Description of the task:
Omit all pictures and transcribe only the lines in the entries below that run from the line with "Clone this chart in matplotlib." through the line with "from matplotlib.colors import to_rgb".
+ + + + +
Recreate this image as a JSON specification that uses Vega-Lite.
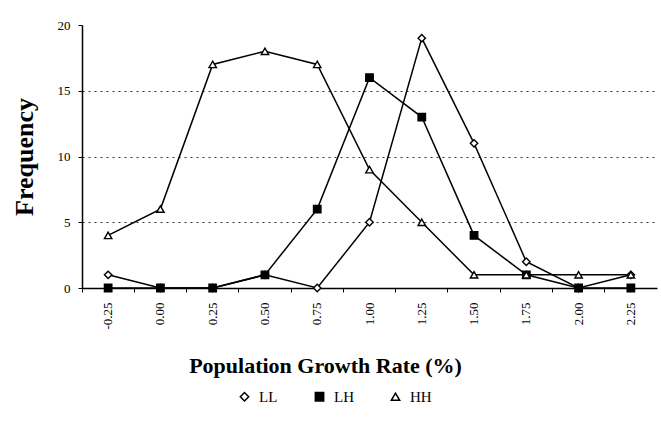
{
  "$schema": "https://vega.github.io/schema/vega-lite/v6.json",
  "width": 575,
  "height": 263,
  "autosize": "none",
  "padding": {"left": 82, "top": 25, "right": 4, "bottom": 136},
  "background": "white",
  "config": {"view": {"stroke": null}, "font": "Liberation Serif"},
  "data": {"values": [
    {"rate": "-0.25", "series": "LL", "freq": 1},
    {"rate": "0.00", "series": "LL", "freq": 0},
    {"rate": "0.25", "series": "LL", "freq": 0},
    {"rate": "0.50", "series": "LL", "freq": 1},
    {"rate": "0.75", "series": "LL", "freq": 0},
    {"rate": "1.00", "series": "LL", "freq": 5},
    {"rate": "1.25", "series": "LL", "freq": 19},
    {"rate": "1.50", "series": "LL", "freq": 11},
    {"rate": "1.75", "series": "LL", "freq": 2},
    {"rate": "2.00", "series": "LL", "freq": 0},
    {"rate": "2.25", "series": "LL", "freq": 1},
    {"rate": "-0.25", "series": "LH", "freq": 0},
    {"rate": "0.00", "series": "LH", "freq": 0},
    {"rate": "0.25", "series": "LH", "freq": 0},
    {"rate": "0.50", "series": "LH", "freq": 1},
    {"rate": "0.75", "series": "LH", "freq": 6},
    {"rate": "1.00", "series": "LH", "freq": 16},
    {"rate": "1.25", "series": "LH", "freq": 13},
    {"rate": "1.50", "series": "LH", "freq": 4},
    {"rate": "1.75", "series": "LH", "freq": 1},
    {"rate": "2.00", "series": "LH", "freq": 0},
    {"rate": "2.25", "series": "LH", "freq": 0},
    {"rate": "-0.25", "series": "HH", "freq": 4},
    {"rate": "0.00", "series": "HH", "freq": 6},
    {"rate": "0.25", "series": "HH", "freq": 17},
    {"rate": "0.50", "series": "HH", "freq": 18},
    {"rate": "0.75", "series": "HH", "freq": 17},
    {"rate": "1.00", "series": "HH", "freq": 9},
    {"rate": "1.25", "series": "HH", "freq": 5},
    {"rate": "1.50", "series": "HH", "freq": 1},
    {"rate": "1.75", "series": "HH", "freq": 1},
    {"rate": "2.00", "series": "HH", "freq": 1},
    {"rate": "2.25", "series": "HH", "freq": 1}
  ]},
  "encoding": {
    "x": {
      "field": "rate", "type": "ordinal",
      "sort": ["-0.25","0.00","0.25","0.50","0.75","1.00","1.25","1.50","1.75","2.00","2.25"],
      "scale": {"type": "band", "paddingInner": 0, "paddingOuter": 0},
      "axis": {
        "title": "Population Growth Rate (%)",
        "titleFont": "Liberation Serif", "titleFontSize": 22, "titleFontWeight": "bold", "titleColor": "black",
        "titleX": 243, "titleY": 84, "titleBaseline": "alphabetic", "titleAnchor": "middle",
        "labelAngle": 270, "labelFontSize": 13, "labelColor": "black", "labelPadding": 10,
        "bandPosition": 0,
        "tickSize": 4, "tickColor": "black", "domainColor": "black", "domainWidth": 1.5,
        "grid": false
      }
    },
    "y": {
      "field": "freq", "type": "quantitative",
      "scale": {"domain": [0, 20], "nice": false},
      "axis": {
        "title": "Frequency",
        "titleFont": "Liberation Serif", "titleFontSize": 26, "titleFontWeight": "bold", "titleColor": "black",
        "titlePadding": 20,
        "values": [0, 5, 10, 15, 20],
        "labelFontSize": 13, "labelColor": "black", "labelPadding": 8,
        "tickSize": 4, "tickColor": "black", "domainColor": "black", "domainWidth": 1.5,
        "grid": true, "gridColor": "black", "gridDash": [2, 4], "gridWidth": 1,
        "gridOpacity": {"condition": {"test": "datum.value == 0 || datum.value == 20", "value": 0}, "value": 0.8}
      }
    }
  },
  "layer": [
    {
      "mark": {"type": "line", "color": "black", "strokeWidth": 1.5},
      "encoding": {"detail": {"field": "series"}}
    },
    {
      "mark": {"type": "point", "strokeWidth": 1.4, "size": 55, "opacity": 1},
      "encoding": {
        "shape": {
          "field": "series", "type": "nominal",
          "scale": {"domain": ["LL", "LH", "HH"], "range": ["diamond", "square", "triangle-up"]},
          "legend": {
            "title": null, "orient": "none", "direction": "horizontal",
            "legendX": 155, "legendY": 364,
            "labelFont": "Liberation Serif", "labelFontSize": 15, "labelColor": "black",
            "symbolSize": 70, "symbolStrokeWidth": 1.5, "labelOffset": 7, "columnPadding": 34
          }
        },
        "fill": {
          "field": "series", "type": "nominal",
          "scale": {"domain": ["LL", "LH", "HH"], "range": ["white", "black", "white"]},
          "legend": {
            "title": null, "orient": "none", "direction": "horizontal",
            "legendX": 155, "legendY": 364,
            "labelFont": "Liberation Serif", "labelFontSize": 15, "labelColor": "black",
            "symbolSize": 70, "symbolStrokeWidth": 1.5, "labelOffset": 7, "columnPadding": 34
          }
        },
        "stroke": {
          "field": "series", "type": "nominal",
          "scale": {"domain": ["LL", "LH", "HH"], "range": ["black", "black", "black"]},
          "legend": {
            "title": null, "orient": "none", "direction": "horizontal",
            "legendX": 155, "legendY": 364,
            "labelFont": "Liberation Serif", "labelFontSize": 15, "labelColor": "black",
            "symbolSize": 70, "symbolStrokeWidth": 1.5, "labelOffset": 7, "columnPadding": 34
          }
        }
      }
    }
  ]
}
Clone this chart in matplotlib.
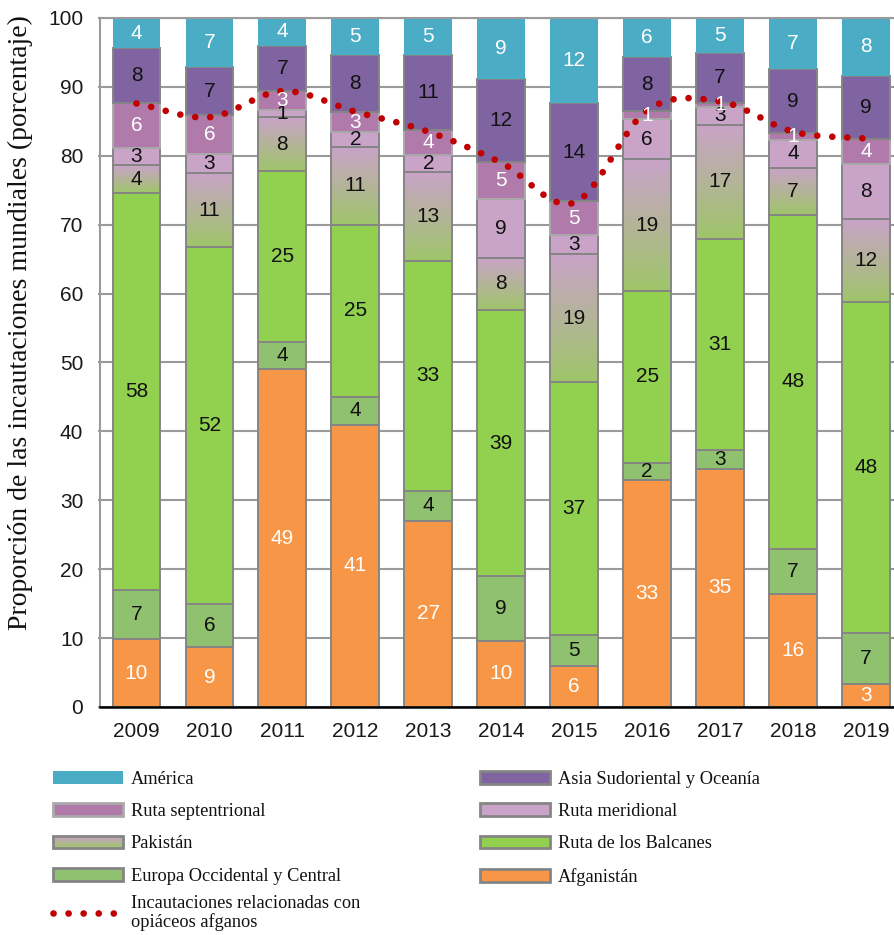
import numpy as np
import matplotlib
matplotlib.use("Agg")
import matplotlib.pyplot as plt
from matplotlib.patches import Rectangle
from matplotlib.lines import Line2D
from matplotlib.legend_handler import HandlerBase
from matplotlib.colors import to_rgb

# ---------------- data ----------------
years = ["2009", "2010", "2011", "2012", "2013", "2014", "2015", "2016", "2017", "2018", "2019"]
afganistan    = [9.8, 8.7, 49.0, 41.0, 27.0, 9.6, 5.9, 33.0, 34.6, 16.4, 3.4]
europa        = [7.2, 6.3, 4.0, 4.0, 4.4, 9.4, 4.6, 2.4, 2.7, 6.6, 7.4]
balcanes      = [57.6, 51.7, 24.8, 25.0, 33.3, 38.6, 36.6, 25.0, 30.6, 48.4, 48.0]
pakistan      = [4.0, 10.8, 7.8, 11.3, 13.0, 7.6, 18.6, 19.1, 16.6, 6.9, 12.0]
meridional    = [2.6, 2.7, 1.0, 2.1, 2.4, 8.6, 2.8, 5.8, 2.6, 4.0, 8.0]
septentrional = [6.4, 5.7, 2.8, 3.0, 3.6, 5.3, 4.9, 1.2, 0.6, 1.0, 3.7]
asia          = [8.0, 7.0, 6.6, 8.2, 10.9, 12.0, 14.2, 7.8, 7.2, 9.3, 9.1]
america       = [4.4, 7.1, 4.0, 5.4, 5.4, 8.9, 12.4, 5.7, 5.1, 7.4, 8.4]
afghan_related = [87.6, 85.6, 89.4, 86.4, 83.5, 79.0, 73.2, 86.6, 87.9, 83.5, 82.5]

yticks = [0, 10, 20, 30, 40, 50, 60, 70, 80, 90, 100]

# ---------------- style ----------------
C_AFG = "#f79646"
C_EUR = "#8fc16e"
C_BAL = "#92d050"
C_PAK_TOP = "#c9a3c8"
C_PAK_BOT = "#9fc56a"
C_MER = "#c9a3c8"
C_SEP = "#b07aaa"
C_ASIA = "#8064a2"
C_AME = "#4bacc6"
C_DOT = "#c00000"
EDGE = "#858585"
GRID = "#9a9a9a"

SANS = ["Liberation Sans", "DejaVu Sans"]
SERIF = ["Liberation Serif", "DejaVu Serif"]

W, H = 894, 935
fig = plt.figure(figsize=(W / 100, H / 100), dpi=100)
ax = fig.add_axes([100 / W, 1 - 707 / H, 794 / W, 689 / H])

x = np.arange(len(years))
bw = 0.655
edge_lw = 1.4

series = [
    ("Afganistán", afganistan, C_AFG, "white"),
    ("Europa Occidental y Central", europa, C_EUR, "#111111"),
    ("Ruta de los Balcanes", balcanes, C_BAL, "#111111"),
    ("Pakistán", pakistan, None, "#111111"),
    ("Ruta meridional", meridional, C_MER, "#111111"),
    ("Ruta septentrional", septentrional, C_SEP, "white"),
    ("Asia Sudoriental y Oceanía", asia, C_ASIA, "#111111"),
    ("América", america, C_AME, "white"),
]

bottom = np.zeros(len(years))
top_rgb = np.array(to_rgb(C_PAK_TOP))
bot_rgb = np.array(to_rgb(C_PAK_BOT))
grad = np.linspace(0, 1, 64)[:, None, None]
grad_img = bot_rgb[None, None, :] * (1 - grad) + top_rgb[None, None, :] * grad

for name, vals, col, tcol in series:
    vals = np.array(vals)
    if col is None:
        for i in range(len(years)):
            ax.imshow(grad_img, extent=(x[i] - bw / 2, x[i] + bw / 2, bottom[i], bottom[i] + vals[i]),
                      origin="lower", aspect="auto", interpolation="bilinear", zorder=2)
        ax.bar(x, vals, bw, bottom=bottom, facecolor="none", edgecolor=EDGE, linewidth=edge_lw, zorder=2.5)
    else:
        ec = "none" if name == "América" else ("#aaaaaa" if name == "Ruta septentrional" else EDGE)
        ax.bar(x, vals, bw, bottom=bottom, color=col, edgecolor=ec, linewidth=edge_lw, zorder=2)
    for i in range(len(years)):
        ax.text(x[i], bottom[i] + vals[i] / 2, f"{round(vals[i]):d}", ha="center", va="center",
                color=tcol, fontsize=15, family=SANS, zorder=5)
    bottom = bottom + vals


# smoothed dotted line (Catmull-Rom rendering of the 11 points)
def catmull_rom(px, py, n=40):
    px = np.asarray(px, float)
    py = np.asarray(py, float)
    P = np.column_stack([px, py])
    P = np.vstack([P[0] - (P[1] - P[0]), P, P[-1] + (P[-1] - P[-2])])
    out = []
    for k in range(1, len(P) - 2):
        p0, p1, p2, p3 = P[k - 1], P[k], P[k + 1], P[k + 2]
        t = np.linspace(0, 1, n, endpoint=False)[:, None]
        seg = 0.5 * ((2 * p1) + (-p0 + p2) * t + (2 * p0 - 5 * p1 + 4 * p2 - p3) * t ** 2
                     + (-p0 + 3 * p1 - 3 * p2 + p3) * t ** 3)
        out.append(seg)
    out.append(P[-2][None, :])
    out = np.vstack(out)
    return out[:, 0], out[:, 1]


sx, sy = catmull_rom(x, afghan_related)
dot_style = dict(color=C_DOT, linewidth=4.8, linestyle=(0, (0.01, 2.25)), dash_capstyle="round")
ax.plot(sx, sy, zorder=4, **dot_style)

# axes styling
ax.set_xlim(-0.5, (894 - 136) / 73.0)
ax.set_ylim(0, 100)
ax.set_yticks(yticks)
ax.set_xticks(x)
ax.set_xticklabels(years)
ax.yaxis.grid(True, color=GRID, linewidth=1.5, zorder=0)
ax.set_axisbelow(True)
for t in ax.get_xticklabels() + ax.get_yticklabels():
    t.set_family(SANS)
    t.set_fontsize(15)
    t.set_color("#1a1a1a")
ax.tick_params(axis="x", length=0, pad=11)
ax.tick_params(axis="y", direction="out", length=1.5, width=1.5, color=GRID, pad=10.5)
ax.spines["right"].set_visible(False)
ax.spines["top"].set_color(GRID)
ax.spines["top"].set_linewidth(1.5)
ax.spines["left"].set_color(GRID)
ax.spines["left"].set_linewidth(1.5)
ax.spines["bottom"].set_color("black")
ax.spines["bottom"].set_linewidth(1.8)
ax.spines["bottom"].set_zorder(6)

fig.text(20 / W, 1 - 323 / H, "Proporción de las incautaciones mundiales (porcentaje)",
         rotation=90, ha="center", va="center", fontsize=20, family=SERIF, color="#111111")


# ---------------- legend ----------------
class GradientHandler(HandlerBase):
    def create_artists(self, legend, orig_handle, xdescent, ydescent, width, height, fontsize, trans):
        arts = []
        n = 12
        for k in range(n):
            f = k / (n - 1)
            c = bot_rgb * (1 - f) + top_rgb * f
            arts.append(Rectangle((-xdescent, -ydescent + height * k / n), width, height / n + 0.01,
                                  facecolor=c, edgecolor="none", transform=trans))
        arts.append(Rectangle((-xdescent, -ydescent), width, height, facecolor="none",
                              edgecolor=EDGE, linewidth=2.0, transform=trans))
        return arts


def patch(col, ec=EDGE):
    return Rectangle((0, 0), 1, 1, facecolor=col, edgecolor=ec, linewidth=2.0)


pak_handle = Rectangle((0, 0), 1, 1)
h1 = [patch(C_AME, "none"), patch(C_SEP, "#aaaaaa"), pak_handle, patch(C_EUR)]
l1 = ["América", "Ruta septentrional", "Pakistán", "Europa Occidental y Central"]
h2 = [patch(C_ASIA), patch(C_MER), patch(C_BAL), patch(C_AFG)]
l2 = ["Asia Sudoriental y Oceanía", "Ruta meridional", "Ruta de los Balcanes", "Afganistán"]
h3 = [Line2D([], [], **dot_style)]
l3 = ["Incautaciones relacionadas con\nopiáceos afganos"]

common = dict(frameon=False, borderpad=0, borderaxespad=0, handlelength=3.8, handleheight=0.7,
              handletextpad=0.45, labelspacing=0.83, loc="upper left",
              prop={"family": SERIF, "size": 13.2})
leg1 = fig.legend(h1, l1, bbox_to_anchor=(53 / W, 1 - 771 / H),
                  handler_map={pak_handle: GradientHandler()}, **common)
leg2 = fig.legend(h2, l2, bbox_to_anchor=(480 / W, 1 - 771 / H), **common)
leg3 = fig.legend(h3, l3, bbox_to_anchor=(53 / W, 1 - 895 / H), **common)
for lg in (leg1, leg2, leg3):
    for t in lg.get_texts():
        t.set_linespacing(1.1)
        t.set_color("#111111")

fig.savefig("out.png", dpi=100)
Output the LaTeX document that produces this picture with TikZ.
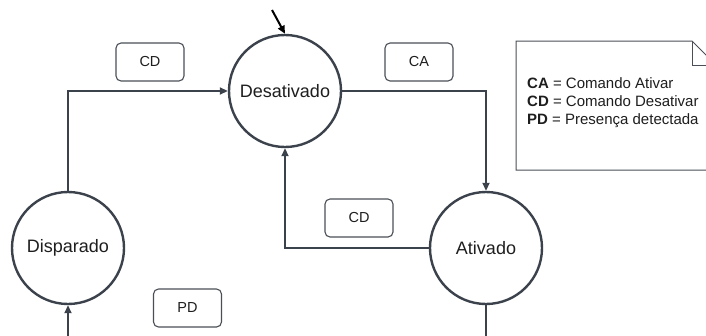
\documentclass[tikz,border=0pt]{standalone}
\usepackage{fontspec}
\setmainfont{Liberation Sans}
\usetikzlibrary{arrows.meta}
\definecolor{ln}{HTML}{3B424C}
\definecolor{bx}{HTML}{4A4F57}
\definecolor{tx}{HTML}{1E1E1E}
\begin{document}
\begin{tikzpicture}[x=1pt,y=-1pt,
 state/.style={circle,draw=ln,line width=2.4pt,minimum size=112pt,inner sep=0pt,text=tx,font=\fontsize{18}{20}\selectfont},
 lbl/.style={draw=bx,rounded corners=5pt,line width=1.1pt,minimum width=68pt,minimum height=38pt,inner sep=0pt,text=tx,font=\fontsize{14.5}{16}\selectfont},
 conn/.style={draw=ln,line width=1.8pt,-{Triangle[length=8pt,width=7pt]}},
 plainconn/.style={draw=ln,line width=1.8pt}]
\useasboundingbox (0,0) rectangle (706,335);
\fill[white] (0,0) rectangle (706,335);
\clip (0,0) rectangle (706,335);
\node[state] (des) at (285,91) {Desativado};
\node[state] (dis) at (68,248) {Disparado};
\node[state] (ati) at (486,248) {Ativado};
\node[lbl] (l1) at (150,62) {CD};
\node[lbl] (l2) at (419,62) {CA};
\node[lbl] (l3) at (359,218) {CD};
\node[lbl] (l4) at (187.5,308) {PD};
\coordinate (init) at (272,10);
\coordinate (atiend) at (486,345);
\coordinate (disstart) at (68,345);
\draw[conn] (dis.north) |- (des.west);
\draw[conn] (des.east) -| (ati.north);
\draw[conn] (ati.west) -| (des.south);
\draw[plainconn] (ati.south) -- (atiend);
\draw[conn] (disstart) -- (dis.south);
\draw[draw=black,line width=2pt,-{Triangle[length=8pt,width=7pt]}] (init) -- (des.north);
% note
\draw[bx,line width=1pt] (516,41) -- (692,41) -- (716,65) -- (716,170) -- (516,170) -- cycle;
\draw[bx,line width=1pt] (692,41) -- (692,65) -- (716,65);
\node[anchor=west,align=left,inner sep=0pt,text=tx,font=\fontsize{15}{18}\selectfont] (legend) at (527,103) {\textbf{CA} = Comando Ativar\\\textbf{CD} = Comando Desativar\\\textbf{PD} = Presença detectada};
\end{tikzpicture}
\end{document}
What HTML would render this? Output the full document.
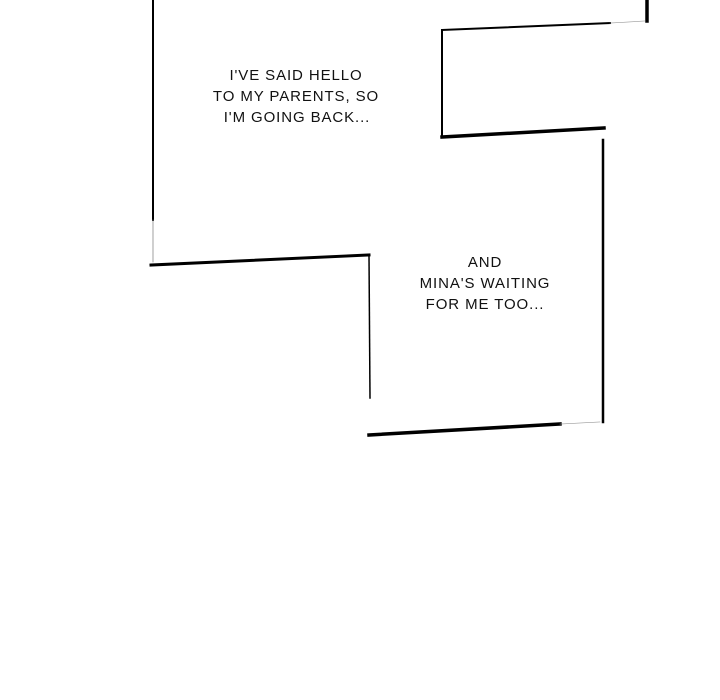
<!DOCTYPE html>
<html><head><style>
body{margin:0;width:720px;height:700px;background:#fff;overflow:hidden}
svg{position:absolute;left:0;top:0}
text{font-family:"Liberation Sans",sans-serif;font-size:15px;fill:#111;text-anchor:middle;letter-spacing:0.9px}
</style></head><body>
<svg width="720" height="700" xmlns="http://www.w3.org/2000/svg" stroke="#000" fill="none" stroke-linecap="square">
<line x1="153" y1="0" x2="153" y2="220" stroke-width="2"/>
<line x1="153" y1="220" x2="153" y2="262" stroke-width="0.8" stroke="#888"/>
<line x1="647" y1="0" x2="647" y2="21" stroke-width="3.5"/>
<line x1="442" y1="30" x2="610" y2="23" stroke-width="2"/>
<line x1="610" y1="23" x2="645" y2="21" stroke-width="0.6" stroke="#999"/>
<line x1="442" y1="30" x2="442" y2="137" stroke-width="2"/>
<line x1="442" y1="137" x2="604" y2="128" stroke-width="3.5"/>
<line x1="603" y1="140" x2="603" y2="422" stroke-width="2.5"/>
<line x1="369" y1="435" x2="560" y2="424" stroke-width="3.5"/>
<line x1="560" y1="424" x2="600" y2="422" stroke-width="0.6" stroke="#999"/>
<line x1="151" y1="265" x2="369" y2="255" stroke-width="3"/>
<line x1="369" y1="255" x2="370" y2="398" stroke-width="1.5"/>
<g stroke="none">
<text x="296" y="80">I'VE SAID HELLO</text>
<text x="296" y="101">TO MY PARENTS, SO</text>
<text x="297" y="122">I'M GOING BACK...</text>
<text x="485" y="267">AND</text>
<text x="485" y="288">MINA'S WAITING</text>
<text x="485" y="309">FOR ME TOO...</text>
</g>
</svg>
</body></html>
+ + + + +
Output of the task:
Clone this chart in matplotlib.
import numpy as np
import matplotlib
matplotlib.use("Agg")
import matplotlib.pyplot as plt
from matplotlib.patches import Rectangle
from matplotlib.lines import Line2D
from matplotlib.legend_handler import HandlerBase
from matplotlib.colors import to_rgb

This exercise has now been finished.